I wish I could say that it was a year of growth, but unfortunately that is not the case. The first half of the year was decent enough with most major radio players growing between 8 per cent and 15 per cent over a year ago. But there has been a weakness seen in the third quarter and more is expected as we wait for revenue numbers to be announced by radio players.
This is due to the drop in advertising spends, which is now more apparent. The ad industry slowdown has affected not just radio broadcasters, but all of media. Media senses such economic movements sooner than even the IIP (Index of Industrial Production). We felt the slowdown hit in September-October 2011 and the IIP has now confirmed it.

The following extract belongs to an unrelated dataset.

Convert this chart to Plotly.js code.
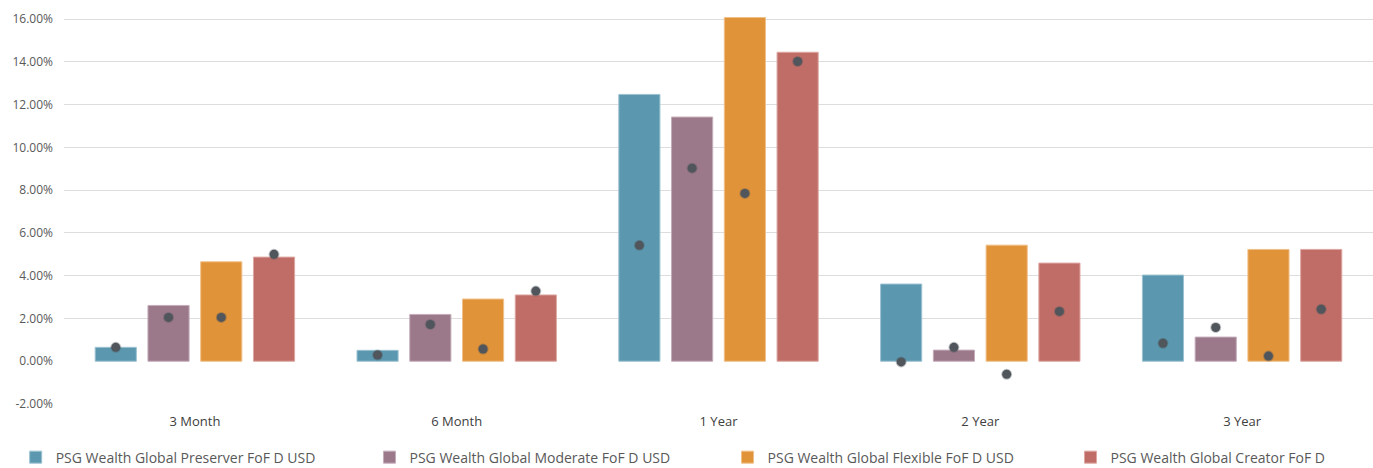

The ad industry behaviour in 2011 was skewed by developments peculiar to each media type. For example, English newspapers have been in trouble this year, even those newspapers which have launched new editions in big cities have seen faster growth on these editions. Regional newspapers appear to have done better, but most of the growth is led by a slew of new editions that have been launched in the last five years.
In the case of TV channels, the results are generally expected to be bad, only those channels that have improved GRPs are doing well. Overall, radio has been on par with other media, if not slightly better than them. The only medium that has done better than radio is the Internet and I expect that trend to continue for many more years.
Individual players within the radio space have fared better or worse, depending on their sales efforts and listenership performance. There has been a change in the pecking order of radio broadcasters with one of the biggest networks slipping, in our estimation, to the 4th position.
Another network, though smaller in comparison, has done well in listenership and has gained traction in revenues to perhaps emerge at the number three position.
The top two players have held their own. Mirchi continues to have a 35 per cent share of the private FM business.
Profitability of radio business has been affected as costs have increased, while revenues have been slow to grow. There was some respite in the form of lower music royalty costs as the radio industry won some reprieve from the Bombay High Court. However, profitability remains a concern for most broadcasters. Though some players have hit EBITDA (Earnings before interest, taxes, depreciation and amortisation) break-evens in 2011, they are still far away from hitting PAT break-even. With more than half of the license period already over, it will be impossible for them to deliver any returns to their shareholders in the overall 10-year period.
The high point of 2011 for the radio industry was the announcement (finally!) by the Government of the Phase III policy. We now expect auctions to take place sometime next year (April-June 2012). Give it another year for actual roll-outs and by the middle of 2013, we should see a lot of action in radio. We should remember that since 2006 there have been no additions to the number of radio stations. In the same period of time, there has been a huge surge in TV channels, newspaper editions and websites. By mid 2013, radio growth should surge again.
I believe that there is a lot of growth left in radio, even after Phase III is completed. The biggest need of the hour is to double or triple the number of channels in the major cities than what we have at present. Why can’t Mumbai, Delhi and Bangalore have 25-30 radio stations when smaller global cities have as many as 45 stations? For this, I am happy that TRAI has initiated a process of evaluating the possibility of reducing the channel separation between two adjoining FM channels from the present 800 Khz to 400 Khz – a worldwide practice. Doing this will immediately double the number of channels in each city. With most listenership now happening on mobile phones, reducing the separation won’t affect the quality of listenership either.
In my view, radio will continue to grow faster than newspapers and TV in 2012, and then will surge to much higher levels from 2013 onwards. I think radio has a lot of steam left; the next five or seven years will continue to remain years of great growth for this very exciting and sexy medium.